Oil lamps reveal more about life in antiquity than their practical function as illumination devices may suggest. Like pottery and coins, their typological development has been documented to the degree that excavated finds give archaeologists a reliable tool for dating. Manufacturers frequently marked their products with signatures and stamps, allowing the trade from factory to customer to be mapped over considerable distances. Although usually classed as a mundane instrumentum domesticum, portable sources of light were essential fixtures in commercial districts and architectural interiors. When suspended from brackets and candelabra, a lamp’s flame produced an animated chiaroscuro effect on sculptures, wall paintings, textiles, and furnishings. Such intimate ambiances led some ancient authors to personify lamps as confidants of their owners’ private moments. Their placement in sanctuaries and graves emphasizes the role of divine radiance in ceremonies involving fire and light.
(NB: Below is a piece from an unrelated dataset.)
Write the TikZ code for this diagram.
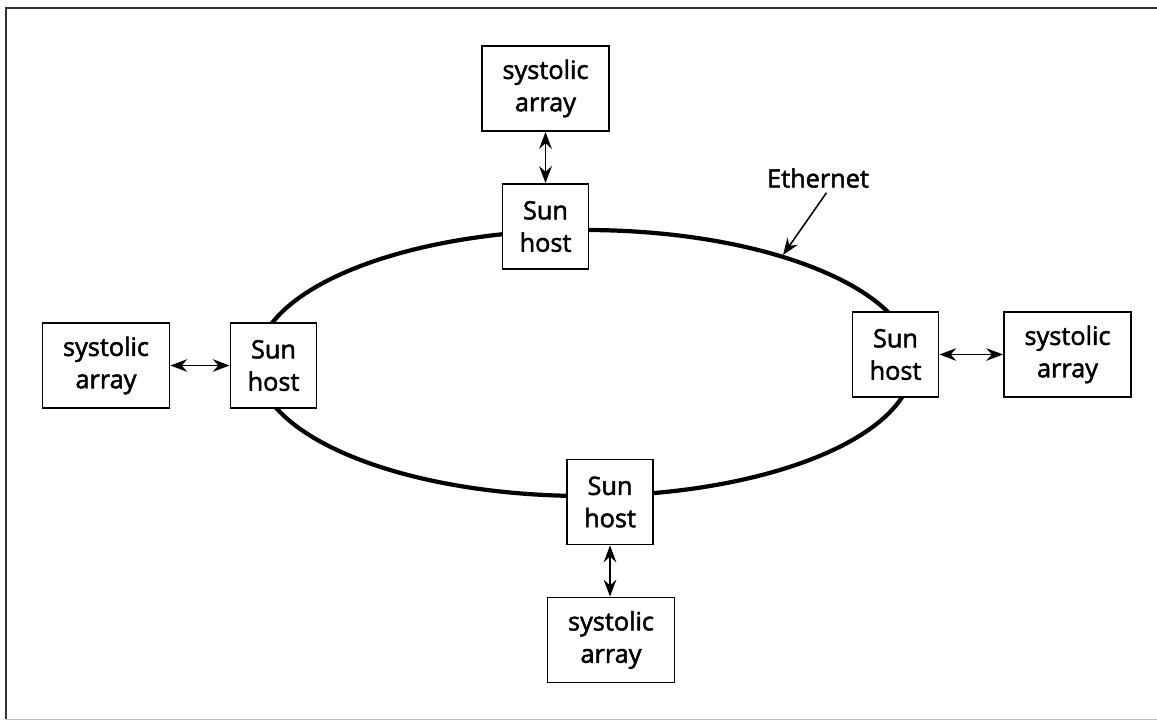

Most of the Getty’s lamps were acquired from Hans-Klaus Schüller, a connoisseur with a sharp eye for regional variants and unusual imagery. Heading the series, which ranges from around 800 B.C. to A.D. 800, is a bronze lamp common in Nuragic sites in Sardinia. Taking the form of a boat, it is emblematic of the seaborne metal trade that connected eastern and western Mediterranean cultures. Greek wheel-made types with an open oil reservoir were eventually eclipsed by molded lamps with relief designs on the now-covered basin. A majority of our lamps have a decorated discus and come from prolific Roman imperial workshops, which met the ubiquitous demand for lighting. In the late Roman and Byzantine eras, Judeo-Christian symbols and inscriptions give tangible signs of the spread of new religious beliefs. Several early Islamic examples witness the longevity of a traditional form, which continued to be made in Syria, Palestine, and Egypt between the seventh and eleventh centuries.

Notable for their great diversity, the lamps catalogued here depict nearly three hundred distinct iconographic motifs, reflecting changing fashions and a rich repertoire of images drawn from mythology and religion, the occupations and entertainments of daily life, and the natural world. Some 250 vessels represent a form or a decor that is either unparalleled or only approximated by other known types. Among them, a unique lamp decorated with a male head in gold foil and azure glass recalls the golden votive lamps mentioned in classical literature. An altar-shaped lantern decorated with reliefs of Olympian gods was a dual-purpose thymiaterion, whose flames diffused both light and the fragrance of the burning incense.

We are deeply indebted to the authors, who each brought their profound knowledge and commitment to this project. It is a source of great sadness that Jean Bussière, whose extensive experience was critical to the identification of our lamps from North Africa, Asia Minor, and other production centers, did not live to see his contribution published. We are therefore all the more grateful to Birgitta Lindros Wohl, a longtime friend of the Getty Villa, who undertook the task of researching the Greek and metal lamps, and of overseeing the final editorial stages. Our thanks are due also to the Getty Museum’s curators of Antiquities, notably Claire Lyons, as well as the departments of Antiquities Conservation and Imaging Services, and to Getty Publications for realizing the authors’ comprehensive typological study so successfully as an online resource. Available in digital and print formats, Ancient Lamps in the J. Paul Getty Museum promises to be a valuable sourcebook for students and specialists in lychnology, archaeology, and social life in classical antiquity.